«Как и все старые люди вообще, графиня страдала бессонницею. Раздевшись, она села у окна в вольтеровы кресла и отослала горничных. Свечи вынесли, комната опять осветилась одною лампадою. Графиня сидела вся желтая, шевеля отвислыми губами, качаясь направо и налево. В мутных глазах ее изображалось совершенное отсутствие мысли; смотря на нее, можно было бы подумать, что качание страшной старухи происходило не от ее воли, но по действию скрытого гальванизма. Вдруг это мертвое лицо изменилось неизъяснимо. Губы перестали шевелиться, глаза оживились: перед графинею стоял незнакомый мужчина»[606]
.Незнакомый мужчина, попросив, а потом и потребовав у графини назвать ему три карты, которые, по легенде, всегда выигрывают, не получил ответа.
«– Старая ведьма! – сказал он, стиснув зубы, – так я ж заставлю тебя отвечать…
С этим словом он вынул из кармана пистолет. При виде пистолета графиня во второй раз оказала сильное чувство. Она закивала головою и подняла руку, как бы заслоняясь от выстрела… Потом покатилась навзничь… и осталась недвижима.
– Перестаньте ребячиться, – сказал Германн, взяв ее руку. – Спрашиваю в последний раз: хотите ли назначить мне ваши три карты? – да или нет?
Графиня не отвечала. Германн увидел, что она умерла»[607]
.Поездка на бал и нечаянное ночное свидание
Бал, обман, убийство… Знаковая, почти что неизбежная триада.
Первая строфа повести в стихах Е. А. Баратынского «Бал» – ровесницы и грибоедовского «Горя от ума», и пушкинского «Евгения Онегина» – начинается с описания московского бального вечера, такого же, как и все подобные вечера, ибо для знатных бар, жителей богатой и праздной столицы, «одно веселье на уме, / одно занятие – банкеты». Носят ли они фраки или мундиры, женаты они или пока только хотят жениться, им не лень хоть каждый день усердно вальсировать и волочиться.
«Глухая полночь. Строем длинным, / Осеребренные луной, / Стоят кареты на Тверской / Пред домом пышным и старинным. / Пылает тысячью огней / Обширный зал; с высоких хоров / Гудят смычки; толпа гостей, / С приличной важностию взоров, / В чепцах узорных, вычурных, / Ряд пестрый барынь пожилых / Сидит. Причудницы, от скуки, / То поправляют свой наряд, / То на толпу, сложивши руки, / С тупым вниманием глядят. / Кружатся дамы молодые, / Не чувствуют себя самих; / Драгими камнями у них / Горят уборы головные; / По их плечам полунагим / Златые локоны летают; / Одежды легкие, как дым, / Их легкий стан обозначают. / Вокруг пленительных харит / И суетится, и кипит / Толпа поклонников ревнивых, / Толкует, ловит каждый взгляд: / Шутя несчастных и счастливых / Вертушки милыя творят»[609]

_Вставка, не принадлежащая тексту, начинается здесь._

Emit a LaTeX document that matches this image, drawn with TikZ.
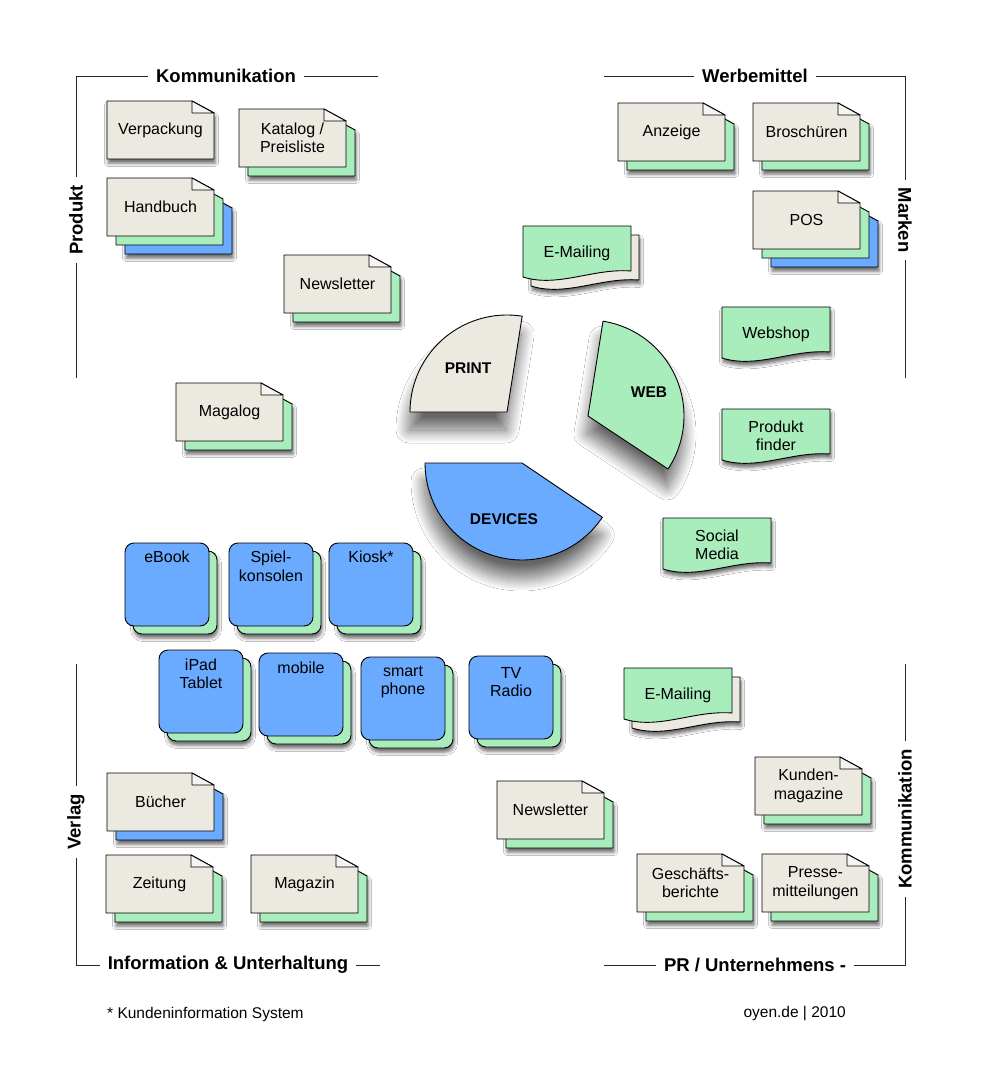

.Героиня повести, княгиня Нина, богатая и знатная замужняя дама, слишком не похожа ни на грибоедовскую Софью, ни на пушкинскую Татьяну. Это Клеопатра, Мессалина, новая Медея.
Княгиня легко воспламенялась и так же легко остывала, ее любовная горячка длилась один миг, любовь сегодняшнего дня с трудом доживала до завтрашнего утра, мечта ее гасла, сладкое видение оборачивалось досадным обманом.
Но вот жрице любви, опытной и умелой, судьба посылает человека, на которого ее чары долго не действуют. И даже когда ей удается наконец возбудить в любимом мятежное волненье, вдохнуть в него жар ответного чувства, их согласное счастье длится очень недолго, и никакие ухищрения, никакие роскошные наряды и иные приманки на него не действуют. Тщетно Нина пытается прогнать мрачную тоску своего возлюбленного, его тяжелую печаль. Тщетно она надеется изгнать из его сердца прежнюю любовь, в которой он, наконец, признался, и тогда душу Нины ранит жгучая ревность такой чудовищной силы, что, придя на пышный московский бал и увидев своего возлюбленного вместе со счастливой подругой, Нина не выдерживает.